Perhaps those solutions didn’t get me far though, because what I definitely ended up doing in the end was to make code generators using string templates. When a new struct is needed the generated code would be written to a temp directory and then immediately imported, that way every structref implementation lives in a permanent place, which avoids lots of bugs that occur when you try to generate them dynamically. The solutions I had for that, which are in the repo I linked above, did prove to be relatively portable between OSs.
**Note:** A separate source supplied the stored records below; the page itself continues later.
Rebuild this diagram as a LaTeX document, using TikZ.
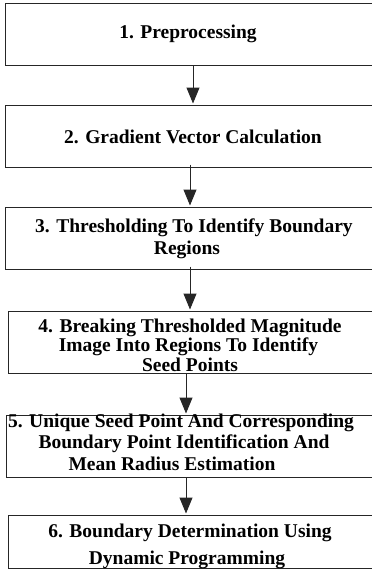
\documentclass[tikz,border=0pt]{standalone}
\usepackage{fontspec}
\setmainfont{Liberation Serif}
\usetikzlibrary{arrows.meta}
\newcommand\shiftln[2]{\hspace*{#1}#2\hspace*{-#1}}
\tikzset{
  box/.style={draw=black!85, line width=1pt, rectangle, inner sep=0pt},
  txt/.style={inner sep=0pt, align=center, font=\fontsize{19.5}{21.5}\selectfont\bfseries},
  arr/.style={draw=black!85, line width=1pt, -{Triangle[width=13pt,length=16pt]}, shorten >=1pt}
}
\begin{document}
\begin{tikzpicture}[x=1pt,y=-1pt]
\useasboundingbox (0,0) rectangle (372,579);
\clip (0,0) rectangle (372,579);
\node[box, minimum width=370, minimum height=62] (b1) at (190,34) {};
\node[box, minimum width=370, minimum height=62] (b2) at (190,136) {};
\node[box, minimum width=370, minimum height=62] (b3) at (190,238) {};
\node[box, minimum width=367, minimum height=62] (b4) at (191.5,342) {};
\node[box, minimum width=369, minimum height=62] (b5) at (190.5,446) {};
\node[box, minimum width=367, minimum height=53] (b6) at (191.5,541.5) {};
\node[txt] (t1) at (188,34) {1. Preprocessing};
\node[txt] (t2) at (193,137) {2. Gradient Vector Calculation};
\node[txt] (t3) at (191,239) {\shiftln{3pt}{3. Thresholding To Identify Boundary}\\\shiftln{-4pt}{Regions}};
\node[txt, font=\fontsize{19.5}{19.5}\selectfont\bfseries] (t4) at (190,345) {4. Breaking Thresholded Magnitude\\\shiftln{-3pt}{Image Into Regions To Identify}\\Seed Points};
\node[txt] (t5) at (182,442) {\shiftln{-1pt}{5. Unique Seed Point And Corresponding}\\\shiftln{4pt}{Boundary Point Identification And}\\\shiftln{-10pt}{Mean Radius Estimation}};
\node[txt, font=\fontsize{19.5}{27}\selectfont\bfseries] (t6) at (189,546.5) {\shiftln{1pt}{6. Boundary Determination Using}\\\shiftln{-2pt}{Dynamic Programming}};
\coordinate (a1) at (193,0);
\coordinate (a2) at (190,0);
\coordinate (a4) at (186,0);
\draw[arr] (a1 |- b1.south) -- (a1 |- b2.north);
\draw[arr] ([yshift=3pt]a2 |- b2.south) -- (a2 |- b3.north);
\draw[arr] ([yshift=3pt]a2 |- b3.south) -- (a2 |- b4.north);
\draw[arr] (a4 |- b4.south) -- (a4 |- b5.north);
\draw[arr] (a4 |- b5.south) -- (a4 |- b6.north);
\end{tikzpicture}
\end{document}
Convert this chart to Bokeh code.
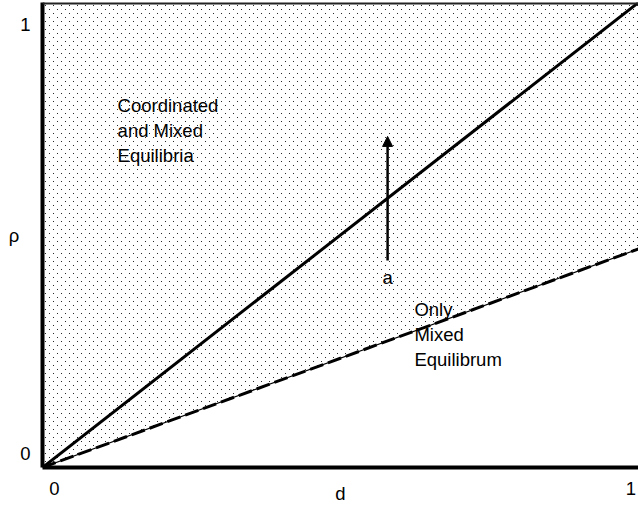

Nonetheless, that trick was one of several nonstandard things that numba forced me to do to get it to work like a normal compiled language. I’ve since moved on from numba to writing C++ extensions for Python which is much less finicky (and compiles considerably faster). Good luck!
I’ve mined lots of good code from @DannyWeitekamp 's CRE. There’s also a discussion of caching here that has some comments about figuring out what’s going on in the cache loader.